We’ve all heard about endorphins- opioids our own body produces in response to pain and other stimuli. External opioids activate the same system, but over time can change how the body perceives and responds to pain, as well as pleasure. Opioid receptors are where all opioids, regardless of their source, have to interact. They are integral to any process that inhibits pain or enhances pleasure. Understanding how they work can help us find ways to manage pain on our own and ultimately find medications that improve the quality of life without harmful and addictive side effects.
Opioid receptors reside in nerve cells throughout the body and play a vital role in all its functions, not just analgesic effects. They are a vital aspect to reproduction, growth, weight, respiration, immunological responses as well as gastrointestinal function and pathophysiology. That’s why pharmacology that focuses on pain relief doesn’t just impact the pain, but the entire body as well.
Opioid receptors are found in the:
- Central nervous system
- Immune cells
- Pituitary gland
- Gastrointestinal tract
- Reproductive system
Endogenous opioids are those created within the body in response to a stimuli. Exogenous opioids, such as medications, are external to the body. Once activated they send a signal to the brain that controls feelings of reward and pain.
There are three types of opioid receptors
Mu- These are linked to mood, pain and reward. Once activated, these receptors encourage pain relief, elevated mood and respiratory changes. Most exogenous drugs and medications use this pathway.
Delta– It has been postulated that delta receptors may modulate chronic pain and Mu acute pain. They also appear to specifically affect a person’s mood, causing anxiety and depression when blocked in mice and mood elevation when activated.

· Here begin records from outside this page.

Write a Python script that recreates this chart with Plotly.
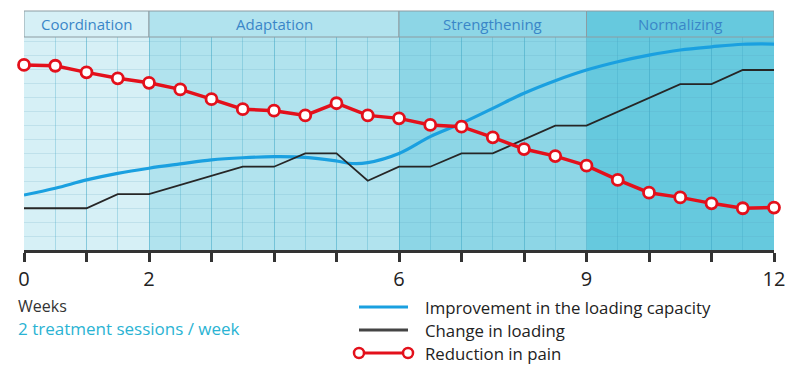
import plotly.graph_objects as go

# ---- data ----
weeks = [0, 0.5, 1, 1.5, 2, 2.5, 3, 3.5, 4, 4.5, 5, 5.5, 6, 6.5, 7, 7.5, 8, 8.5, 9,
         9.5, 10, 10.5, 11, 11.5, 12]
pain = [86.9, 86.5, 83.4, 80.6, 78.5, 75.4, 70.8, 66.1, 65.4, 63.2, 68.9, 63.2, 61.8,
        58.7, 57.9, 52.9, 47.4, 44.1, 39.6, 32.9, 26.9, 24.7, 21.9, 19.6, 19.9]
capacity_weeks = [0, 0.5, 1, 1.5, 2, 2.5, 3, 3.5, 4, 4.5, 5, 5.25, 5.5, 6, 6.5, 7, 7.5,
                  8, 8.5, 9, 9.5, 10, 10.5, 11, 11.5, 12]
capacity = [25.8, 29.0, 32.9, 36.0, 38.4, 40.4, 42.3, 43.3, 43.8, 43.5, 41.8, 40.6, 41.0,
            45.3, 53.2, 59.5, 66.5, 73.6, 79.5, 84.5, 88.4, 91.5, 93.9, 95.4, 96.6, 96.7]
loading_weeks = [0, 1, 1.5, 2, 3.5, 4, 4.5, 5, 5.5, 6, 6.5, 7, 7.5, 8.5, 9, 10.5, 11, 11.5, 12]
loading = [19.6, 19.6, 26.2, 26.2, 39.1, 39.1, 45.4, 45.4, 32.5, 39.1, 39.1, 45.4, 45.4,
           58.4, 58.4, 77.9, 77.9, 84.5, 84.5]

phases = ["Coordination", "Adaptation", "Strengthening", "Normalizing"]
phase_start = [0, 2, 6, 9]
phase_end = [2, 6, 9, 12]
phase_colors = ["#d6f0f6", "#b1e3ee", "#8dd6e6", "#66c9de"]

tick_vals = [0, 1, 2, 3, 4, 5, 6, 7, 8, 9, 10, 11, 12]
tick_text = ["0", "", "2", "", "", "", "6", "", "", "9", "", "", "12"]

series_names = ["Improvement in the loading capacity", "Change in loading", "Reduction in pain"]

BLUE = "#1aa0e0"
BLACK = "#262626"
RED = "#e3101b"
FONT = "Open Sans"

W, H = 795, 377
ML, MR, MT, MB = 24, 21, 37, 127
PW = W - ML - MR
PH = H - MT - MB

fig = go.Figure()

fig.add_trace(go.Scatter(x=capacity_weeks, y=capacity, mode="lines", name=series_names[0],
                         line=dict(color=BLUE, width=3.2, shape="spline", smoothing=1.0),
                         showlegend=False, hoverinfo="skip"))
fig.add_trace(go.Scatter(x=loading_weeks, y=loading, mode="lines", name=series_names[1],
                         line=dict(color=BLACK, width=1.8), showlegend=False, hoverinfo="skip"))
fig.add_trace(go.Scatter(x=weeks, y=pain, mode="lines+markers", name=series_names[2],
                         line=dict(color=RED, width=3.5),
                         marker=dict(size=11, color="white", line=dict(color=RED, width=2.8)),
                         cliponaxis=False, showlegend=False, hoverinfo="skip"))

shapes = []
annotations = []

# phase backgrounds and header boxes
hdr_y0 = 1.0
hdr_y1 = 1.0 + 26 / PH
for name, s, e, c in zip(phases, phase_start, phase_end, phase_colors):
    shapes.append(dict(type="rect", xref="x", yref="paper", x0=s, x1=e, y0=0, y1=1,
                       fillcolor=c, line=dict(width=0), layer="below"))
    shapes.append(dict(type="rect", xref="x", yref="paper", x0=s, x1=e, y0=hdr_y0, y1=hdr_y1,
                       fillcolor=c, line=dict(color="#8c9ca2", width=1), layer="above"))
    annotations.append(dict(x=(s + e) / 2, y=(hdr_y0 + hdr_y1) / 2, xref="x", yref="paper",
                            text=name, showarrow=False,
                            font=dict(family=FONT, size=15, color="#3a86c8"),
                            xanchor="center", yanchor="middle"))


def px_x(px):
    return (px - ML) / PW


def px_y(py):
    return (H - MB - py) / PH


# left captions
annotations.append(dict(x=px_x(16), y=px_y(306), xref="paper", yref="paper", text="Weeks",
                        showarrow=False, xanchor="left", yanchor="middle",
                        font=dict(family=FONT, size=16, color="#333333")))
annotations.append(dict(x=px_x(16), y=px_y(328.5), xref="paper", yref="paper",
                        text="2 treatment sessions / week", showarrow=False,
                        xanchor="left", yanchor="middle",
                        font=dict(family=FONT, size=17, color="#2ab3d3")))

# manual legend
leg_rows = [307, 330, 353]
leg_colors = [BLUE, "#444444", RED]
leg_widths = [3, 3, 3]
for name, row, col, lw in zip(series_names, leg_rows, leg_colors, leg_widths):
    shapes.append(dict(type="line", xref="paper", yref="paper", x0=px_x(359), x1=px_x(408),
                       y0=px_y(row), y1=px_y(row), line=dict(color=col, width=lw)))
    annotations.append(dict(x=px_x(423), y=px_y(row), xref="paper", yref="paper", text=name,
                            showarrow=False, xanchor="left", yanchor="middle",
                            font=dict(family=FONT, size=16.8, color="#222222")))
for cx in (359, 408):
    r = 5
    shapes.append(dict(type="circle", xref="paper", yref="paper",
                       x0=px_x(cx - r), x1=px_x(cx + r), y0=px_y(353 + r), y1=px_y(353 - r),
                       fillcolor="white", line=dict(color=RED, width=2.5)))

fig.update_layout(
    width=W, height=H,
    margin=dict(l=ML, r=MR, t=MT, b=MB, autoexpand=False),
    paper_bgcolor="white", plot_bgcolor="white",
    shapes=shapes, annotations=annotations,
    xaxis=dict(range=[0, 12], tickvals=tick_vals, ticktext=tick_text, automargin=False,
               showgrid=True, gridcolor="rgba(60,165,195,0.3)", gridwidth=1,
               minor=dict(dtick=0.5, tick0=0, showgrid=True,
                          gridcolor="rgba(60,165,195,0.3)", gridwidth=1),
               showline=True, linecolor="#333333", linewidth=3,
               ticks="outside", ticklen=9, tickwidth=3, tickcolor="#333333",
               tickfont=dict(family=FONT, size=20, color="#222222"),
               zeroline=False, fixedrange=True),
    yaxis=dict(range=[0, 100], tick0=6.24, dtick=6.53, showticklabels=False, automargin=False,
               showgrid=True, gridcolor="rgba(90,160,190,0.18)", gridwidth=1,
               zeroline=False, showline=False, ticks="", fixedrange=True),
    showlegend=False,
)

fig.write_html("out.html", config={"displayModeBar": False},
               post_script="document.body.style.margin='0';document.body.style.overflow='hidden';")
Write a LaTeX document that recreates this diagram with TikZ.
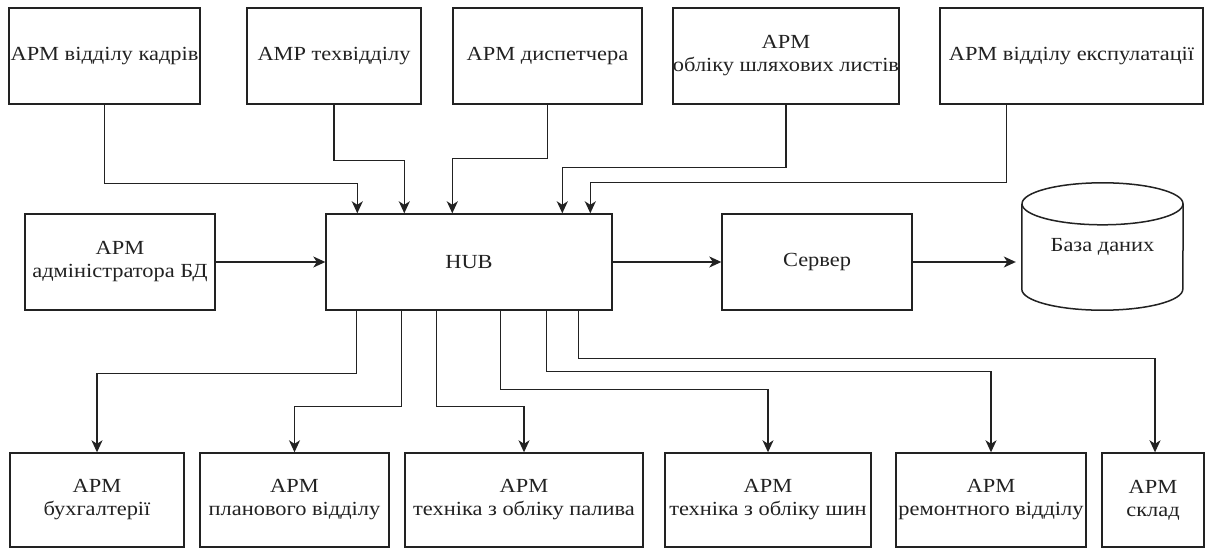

Kappa– These receptors seem to affect not just mood, but reward responses as well, pain relief, increased urination and a profound sense of uneasiness and dissatisfaction with life or dysphoria. The opposite of euphoria.
and. . .
Nociceptin – Residing in the brain and spinal cord, it is considered to be a part of a subtype of opioid receptors. These deal with anxiety, depression and appetite. Activation stimulates food intake and regulates meal patterns. They also appear to have an impact on the development of tolerance to mu receptor agonists e.g. morphine, oxycodone.
Research suggests exogenous opioids affect receptor’s differently than endogenous ones. Opiates generated by our bodies activate receptors on both the surface and inside nerve cells at a specific location. Endogenous ones interact with and remain active within compartments known as endosomes and use these endosomes to sustain the signal within these cells. But exogenous opioids activate not only the local receptors but immediately seek out internal structures known as the Golgi apparatus and all their outposts, disseminating a signal throughout the body. Synthetic opioids reach their target in twenty seconds as opposed to over one minute for endogenous. And their effect lasts much longer. This widespread activation in the Golgi system and more sustainable reaction is believed to be the cause for their harmful and dangerous side effects.
How do opioids relieve pain?
It is theorized that the Mu-opioid receptors (MOR) act as a docking station that binds with naturally producing analgesics such as endorphins and enkephalins -nueropeptides that regulate nociception in the body (the sensory nervous system’s way to recognize painful stimuli and produce an appropriate defensive response). They are then released in a pulsatile fashion to specific parts of the body where they were activated, then metabolized quickly. This is unlike exogenous drugs like morphine, that flood the brain and body, sticking around for several hours.
What are endogenous opioids?
There are three types of endogenous opioids. Most of us know about endorphins, often alluded to as a “runner’s high”, because they are released after vigorous exercise. Enkephalins regulate the sensory nervous system’s response to pain. Dynorphins bind to the kappa receptors and affect weight control, temperature regulation, analgesia and mood by interacting with serotonin and dopamine levels.
They all act by binding to one of the four receptors defined above. But researchers have recently found a fifth opioid receptor that behaves differently. Known as “ACKR3” it is thought to fine tune brain levels of opioids. In the lab, opioids that bind to this receptor are dragged within the cell so they can’t bind with the other four receptors. They appear to act as a scavenger, looking for opioids and then hiding them so they can’t be activated, indirectly increasing pain signals. Stopping this action may be a great way to increase endogenous opioid levels and enhance our own pain killing abilities.
This is just one of the exciting new ideas being investigated to improve pain relief mechanisms without the devastating and harmful effects of what’s on the market today.